KGGL
- Missoula, Montana; United States;
- Broadcast area: Missoula, Montana
- Frequency: 93.3 MHz (HD Radio)
- Branding: Eagle 93.3

Programming
- Format: Country
- Subchannels: HD2: Top 40 (CHR) "96.9 Zoo FM"; HD3: Alternative rock "Alt 95.7";
- Affiliations: Premiere Networks; Westwood One;

Ownership
- Owner: Townsquare Media; (Townsquare License, LLC);
- Sister stations: KBAZ; KGRZ; KGVO; KMPT; KYSS-FM; KZOQ-FM;

History
- First air date: April 29, 1977
- Former call signs: KDXT (1977–1995)
- Call sign meaning: "Eagle"

Technical information
- Licensing authority: FCC
- Facility ID: 63874
- Class: C
- ERP: 43,000 watts
- HAAT: 777 meters (2,549 ft)
- Translators: HD2: 96.9 K245AP (Missoula); HD3: 95.7 K239AP (Missoula);

Links
- Public license information: Public file; LMS;
- Webcast: Listen live; HD2: Listen live; HD3: Listen live;
- Website: eagle933.com; HD2: 969zoofm.com; HD3: alternativemissoula.com;

= KGGL =

KGGL (93.3 FM, "Eagle 93.3") is a commercial radio station in Missoula, Montana, airing a country music format. It is owned by Townsquare Media.

==History==
===KDXT===
On October 15, 1975, Rex Jensen submitted an application to the Federal Communications Commission (FCC) for a construction permit to establish a new radio station operating on 93.3 MHz in Missoula, with its transmitter located on Big Sky Mountain. The FCC granted the permit on May 25, 1976, dismissing concerns from several local broadcasters who argued that the new station could interfere with their operations. While the station was intended to launch that fall, equipment delivery and bad weather in the eastern United States prompted the project to be shelved for the winter; KDXT made its debut on April 29, 1977. Having been transferred to the Jensen Broadcasting Company (owned by Rex and his brother Jack), the station started with an automated rock/adult contemporary hybrid format.

The Jensens sold the station in February 1979 to a joint venture with Robert E. Ingstad of North Dakota, who became the sole owner in 1980 before KDXT and sister station KGRZ (1450 AM) were sold to Wind Point 1970 Holding Company, which was owned by the S.C. Johnson Company, in 1982. The two stations were then sold to Sunbrook Communications in 1986; during this time, the station dominated the Missoula radio market.

===KGGL===
Sunbrook sold its radio properties—ten in Montana and a pair in Wenatchee, Washington—to Seattle-based Fisher Broadcasting in 1994, with Sunbrook becoming a division of Fisher after the sale was completed.

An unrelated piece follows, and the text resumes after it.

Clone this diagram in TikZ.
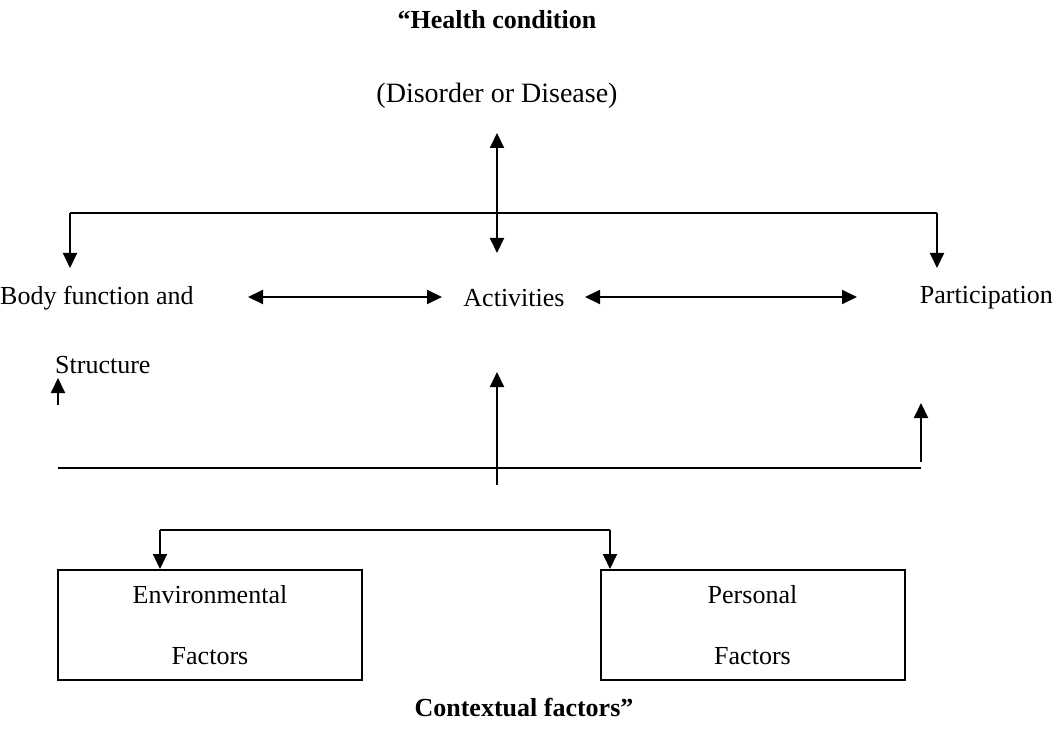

With the contemporary hit format long associated with KDXT in a national slump, Fisher opted to make a major change. It flipped the station to country as KGGL, taking on established country outlet KYSS, in September 1995. This left Missoula without a station in the contemporary hit radio format. The format change was a successful one: the fall 2005 Eastlan radio ratings for Missoula showed KGGL tied with public radio station KUFM and beating third-place KYSS.

In a 24-station sale that was only partially completed, Fisher sold many of its small-market radio properties to Cherry Creek Radio in 2006 in order to fund an expansion into Spanish-language television in major Pacific Northwest markets. The 24 stations contributed just one-fourth of the radio division's revenue, with Fisher's three Seattle stations comprising the rest.

Effective June 17, 2022, Cherry Creek Radio sold KGGL as part of a 42 station/21 translator package to Townsquare Media for $18.75 million.